Мадрид и другие европейские столицы заявили Лондону официальные протесты в связи с нарушением им принципов легитимизма. Испанская Америка приветствовала решение Англии. По словам Гендерсона, в Боготе «вице-президент, министры и влиятельные люди встретили новость с глубоким удовлетворением и большой радостью. На улицах гремели салюты, играла музыка, сверкали фейерверки» [415]. Возможно, желая польстить Каннингу, английский генеральный консул в своей депеше несколько приукрасил картину всеобщего ликования в Великой Колумбии. Да и радость эта, можно сказать, была преждевременной. Изобретенную Каннингом формулу дипломатического признания испаноамериканских стран следует отнести к «шедеврам» имперской дипломатии. По существу, это был лишь слегка замаскированный ультиматум: или заключение на английских условиях договоров о торговле и дружбе, формализующих признание, или же старый статус «мятежных колоний».

Гамильтон и Кэмпбелл, уполномоченные Каннингом вести переговоры в Боготе, положили на стол перед Гуалем и Брисеньо-Мендесом английский проект договора. Сколько колумбийские дипломаты ни выдвигали контрпредложений, им не удалось сделать условия договора более равноправными для колумбийской стороны. Договор о дружбе, торговле и навигации, подписанный 18 августа 1825 г., устанавливал взаимное предоставление режима наибольшего благоприятствования в торговле и в других видах деятельности, связанных с обслуживанием экономических потребностей двух стран [416]. Тем самым Англия закрепляла за собой колумбийский рынок и получала возможность диктовать Колумбии как более слабому партнеру конкретные условия экономических отношений. Согласно договору, колумбийское правительство брало на себя обязательство тесно сотрудничать с Лондоном в искоренении работорговли. Устанавливались также нормы, регулирующие консульские отношения.
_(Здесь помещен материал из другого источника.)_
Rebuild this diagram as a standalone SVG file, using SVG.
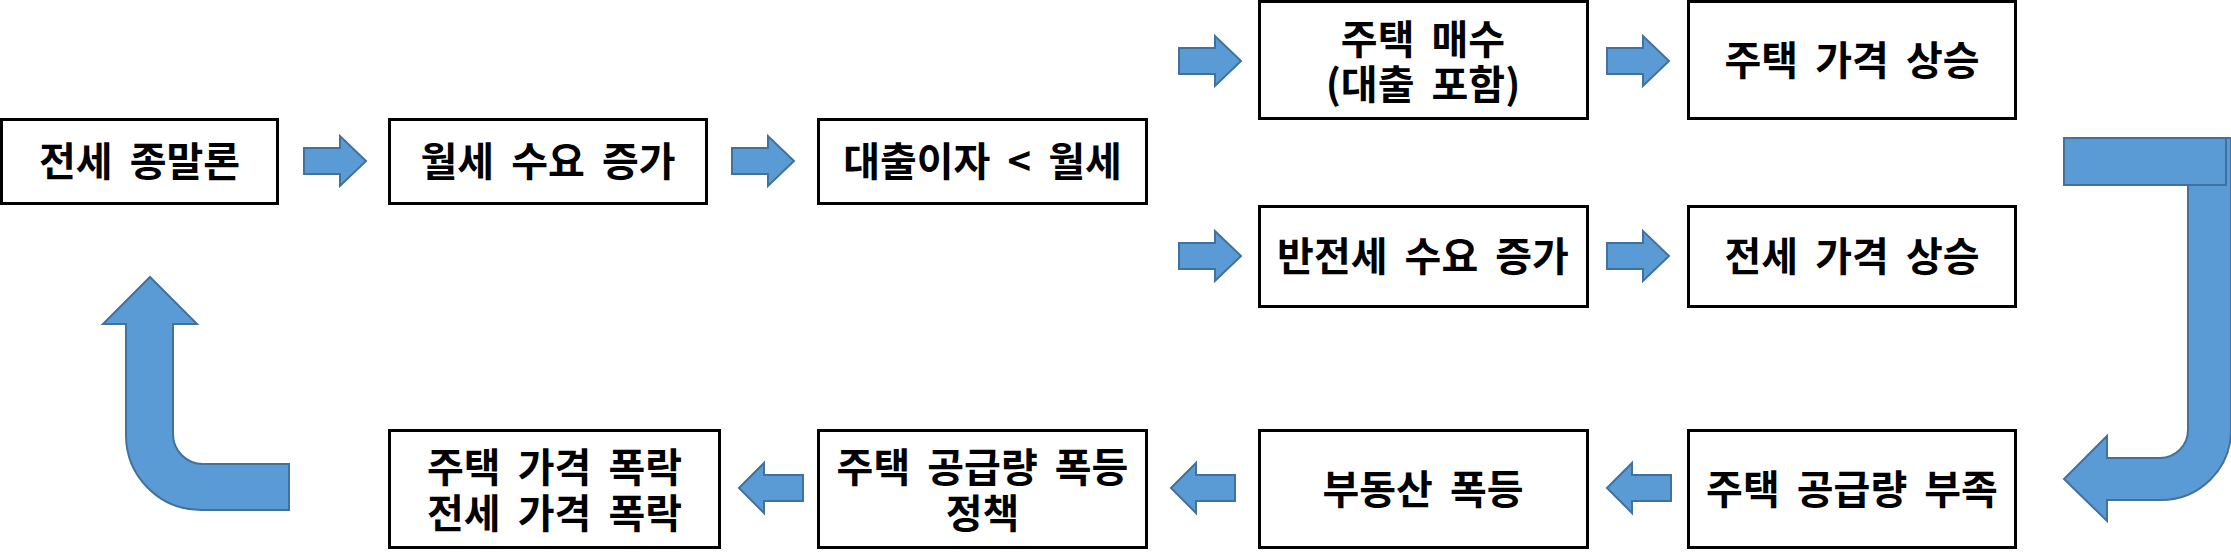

7 ноября 1825 г. в Лондоне состоялся обмен ратификационными грамотами, а четыре дня спустя перед Уртадо впервые распахнулись парадные двери Букингемского дворца, и английский король приветствовал его как официально признанного Англией чрезвычайного и полномочного посланника республики Великая Колумбия. Вскоре были урегулированы взаимные претензии в финансовой области. Колумбийский конгресс в 1826 году признал в полном объеме обязательства по полученным от английских финансистов займам на общую сумму 6650 тыс. ф. ст. [417] Лондон стал главным кредитором колумбийского правительства. Английские дельцы начали вкладывать капиталы в экономику Колумбии, направили в Боготу при содействии Уртадо проект сооружения межокеанского канала через Панамский перешеек.

Боливар придавал большое значение развитию сотрудничества с Англией, поддерживал личные контакты с английскими посланниками в Боготе и Лиме, доверительно информировал их о важнейших политических событиях в стране и своих внешнеполитических планах. Он регулярно знакомился со всеми донесениями колумбийского посланника из Лондона и, как видно из его письма Уртадо от 12 марта 1825 г., лично направлял в Лондон указания по важнейшим вопросам англо-колумбийских отношений, когда этого требовала сложившаяся ситуация [418].

В мае 1826 года Каннинг обратился к Боливару с посланием, положившим начало переписке между двумя государственными деятелями. Главное внимание в ней уделялось содействию мирному урегулированию аргентино-бразильских разногласий и проблеме примирения с Испанией [419]. Назначение Каннинга премьер-министром Англии в апреле 1827 года открывало, по мнению Боливара, новые перспективы для укрепления международных позиций Великой Колумбии и других независимых республик региона. Неожиданная смерть английского премьер-министра спустя 100 дней после назначения была воспринята Освободителем как удар судьбы. «Скорбное чувство охватывает наши сердца при безмерно печальном известии о смерти лорда Каннинга. Для Англии, как и для Америки, это невосполнимая утрата, и весь мир еще ощутит отсутствие этого человека. Все мы начали пользоваться плодами его глубоко либеральной политики. Греция будет оплакивать своего защитника, а Америка никогда не забудет, что мистер Каннинг помог ей утвердить свои права» [420], – писал Боливар.

Дипломатическое признание со стороны Англии явилось поворотным пунктом в развитии отношений Великой Колумбии со странами Европы.